When you see the physical signs that a bat was at one time affixed to a lathe for turning, what does it tell you? These are some of the responses I have been provided with or have read:

“This is likely a gamer because of the hand turned knob.”

“This is a professional grade product because it was hand turned.”

“It seems that one of the major requirements for a bat to have been
made for professional use is that it have a hand-turned knob.”

Objectively all of this only tells us or offers insights into:

1. How the bat may have been affixed to a lathe for turning.

2. How much wood may have been left at both the knob and barrel end outside of the turning dimensions of the bat with respect to length and diameter for that remaining wood.

Objectively, none of this or the markings we see makes a bat either a professional model or a hand turned product. This is something I feel needs to be addressed and clarified and done so within some sort of context about both process and product. You will find these markings on both professional quality products and retail youth offerings as seen here.

To begin with, wood products far more complicated to produce than a baseball bat, have been machined turned on lathes for almost 200 years. Thomas Blanchard patented such a device in the early 1800s for the production of gun stocks. This was an expensive technology at the time. Blanchard sold Great Britain 8-10 of these machines for some $40,000 (or $4,000 – $5,000) a piece. This has always been an expensive proposition. According to an article in the Anderson Daily Bulletin (12 October 1973), Garnet Beck noted that he got out the bat making business after World War II because he “couldn’t afford the spend $18,000 for the automatic equipment.” Just as with gun stocks in the 19th Century and baseball bats in 20th Century, automating the production of wood products is expensive and only becomes cost effective based on economies of scale.

This concept of hand turned or machine turned has to be looked at with respect to:

1. Period of time.

2. Specific manufacturer in question.

3. Machinery used at the time and costs involved.

4. Volume of production.

5. Actual technique or process employed for the process.

Yet, for decades this hobby/industry has embraced an oversimplification of what may or may not be seen on the knob or barrel end of a bat and almost uniformly agreed to what it denotes.

In looking at the images provided with this article you will see the manner in which a wooden billet is affixed to a lathe for the turning of a baseball bat, either cut by hand or machine has not changed much in over 100 years. What has changed is the amount of wood beyond the length of the desired end product and how those areas are finished is what appears to have changed. If this was not the case then the logic of “lathe marks = hand turned = professional product” should have held true for any hand turned product.

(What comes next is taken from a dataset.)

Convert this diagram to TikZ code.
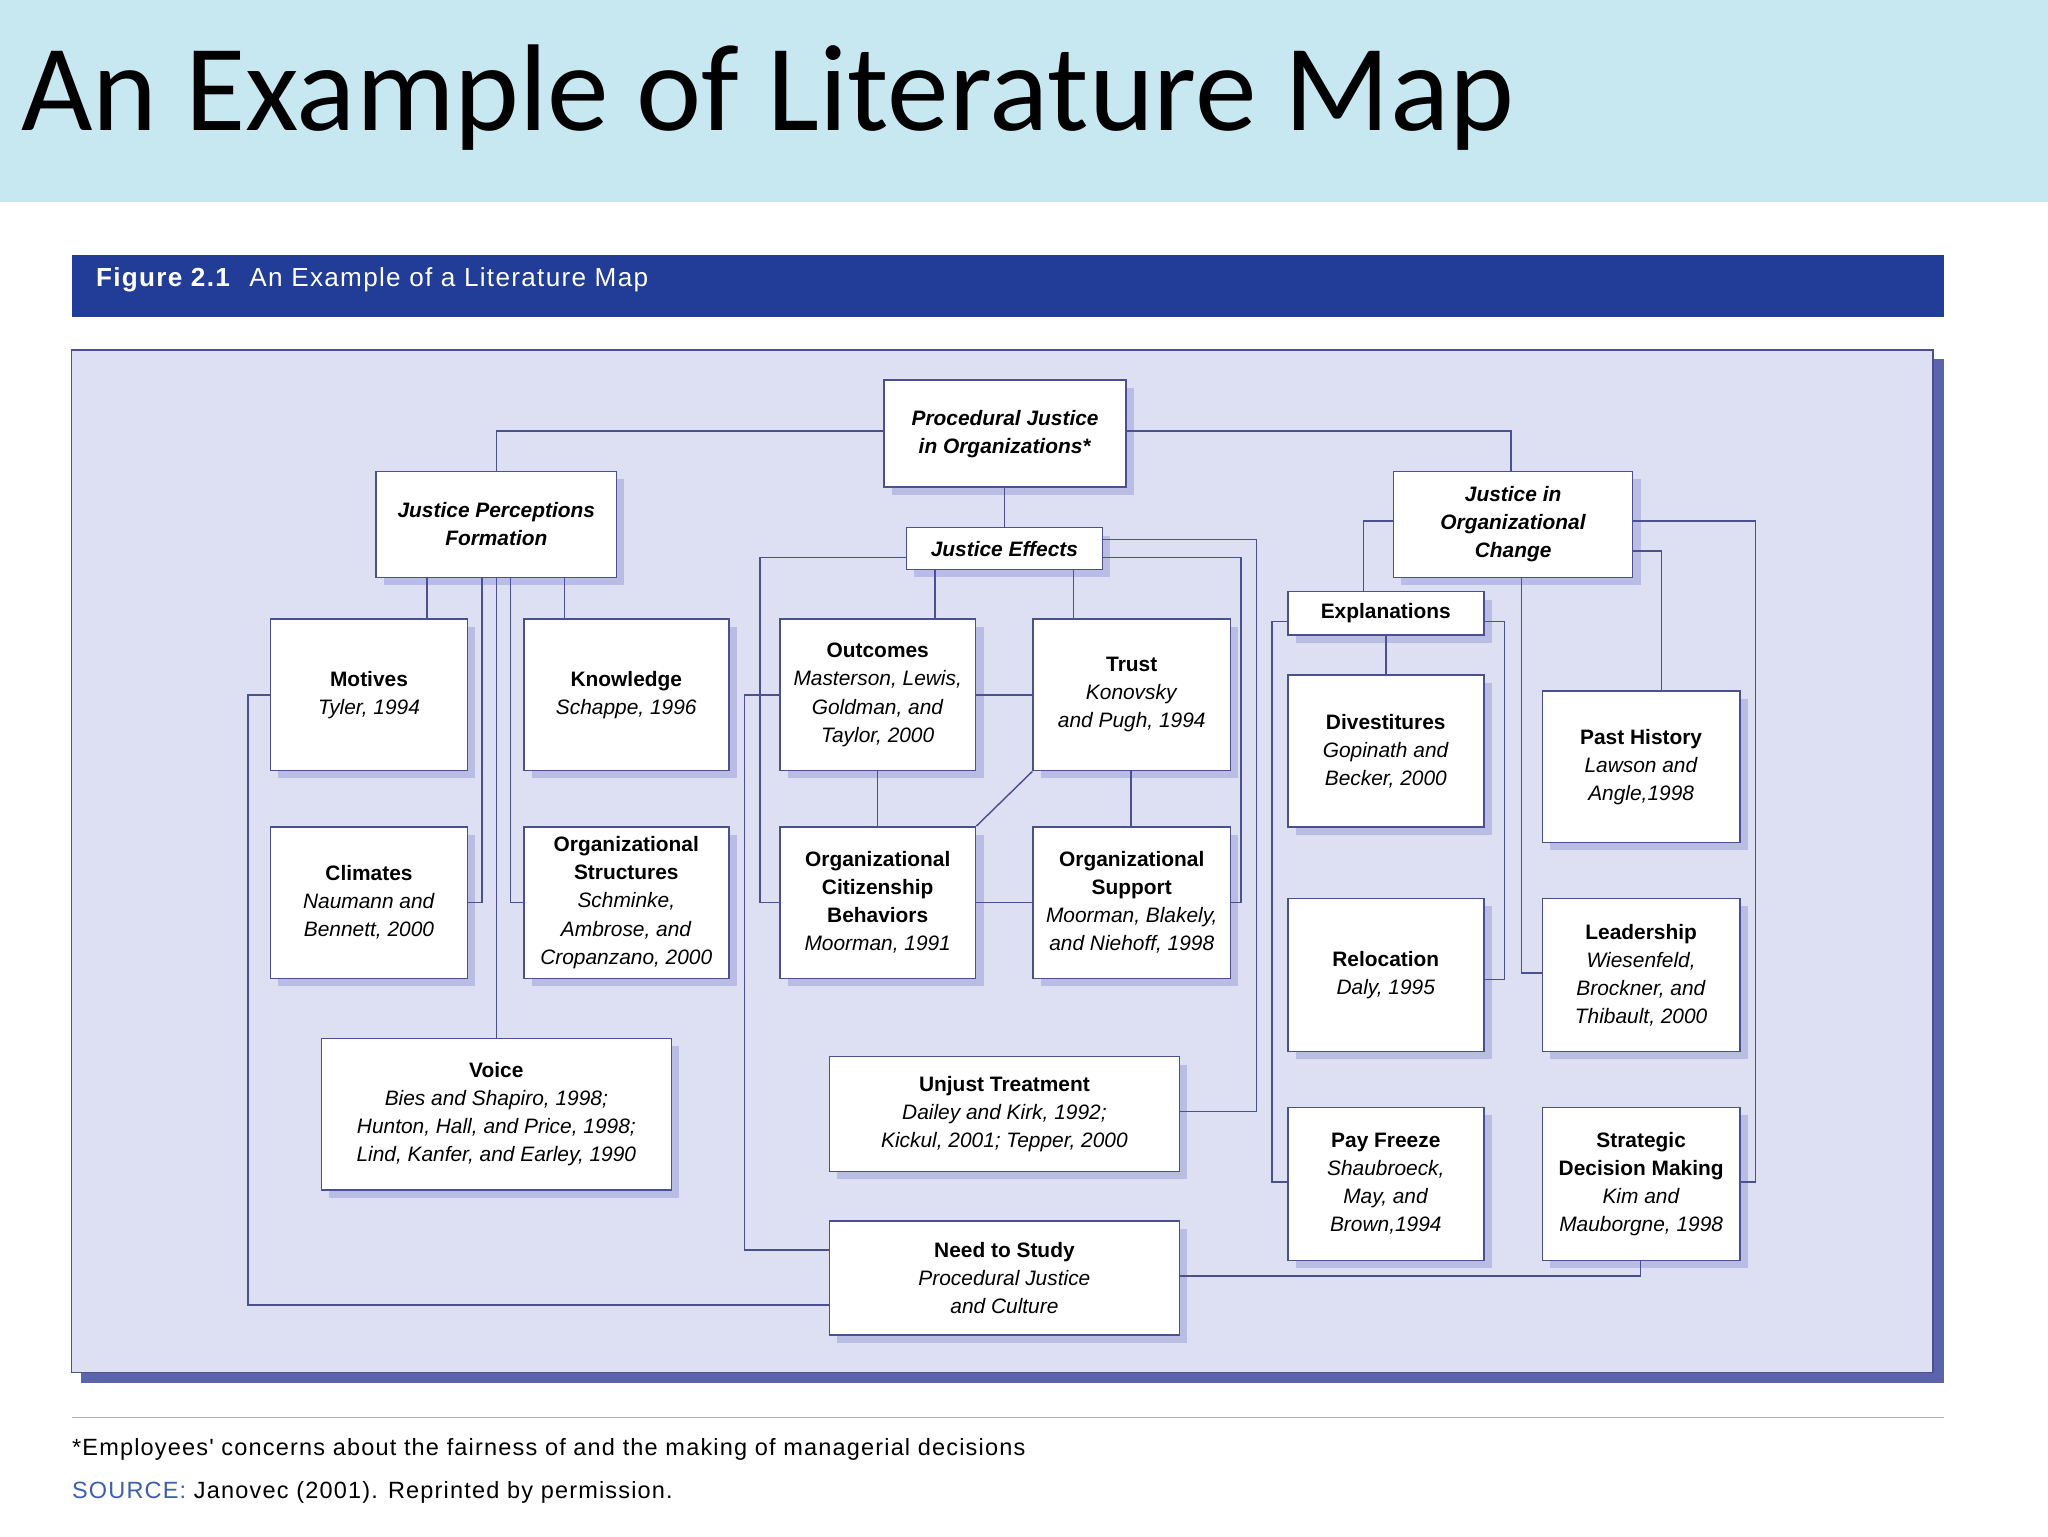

To begin with, getting away from this false absolute, let’s being with asking ourselves “Why We See What We See” since we know that lathe markings on a bat are NOT a definitive sign that a bat was either hand turned nor necessarily a professional product.Lathe markings, if present on both ends, only show us how the bat was affixed to the lathe and that the length of the finished product was very close to the original length of billet. If the lathe markings are not present on either the knob and or barrel end, then those have been removed through cutting, sanding or a combination of both. We know this to be true based on current images of how bats are manufactured.

For bats that feature remnants of the excess wood necessary to affix the bat to the lathe, we see this as an outline of that excess material. We see this because the area was not finished or sanded to a uniform surface depth, hence the outline. The difference in the color of these areas, one typically being darker than the other, may be due to a combination of factors:

1. Length of time and storage conditions between when that bat was initially turned and when it was finished. If the bat was turned and then stored for some period of time before removal of the nubs and final finishing, then the surface areas of the knob and barrel outside of the area of the nub area would not have been exposed to the same environmental factors for the same period of time.

2. Application of heat/flame for branding prior to removal of “nubs” and final finishing. Same reasoning as #1, but in this case the environmental conditions are again different.

3. Method of final sanding or finishing of this area. Sanding method effects final finish. Excessive friction from rapid machine sanding can burn or darken wood.

When considering purchasing a bat that still shows signs of how it was affixed to a lathe or how either the barrel or knob end was finished, I would suggest asking myself these questions:

1. What do I know about the manufacturing process and finishing methods of the company relative to the time frame the bat was produced?

2. How the bat compare, as function of size, weight, and design (model) to what I should expect to see during the period in question?

3. What, if anything can I infer about the quality of the wood as seen in the grain count?

Take the time to look into issues for yourself beyond what is you’ve always been told and decide for yourself why it is you believe what is you do. If you are like me, you were probably once told stories about an Easter Bunny and Tooth Fairy. I’ve looked into those and no longer believe what I once did about those either.

As always, collect what you enjoy and enjoy what you collect.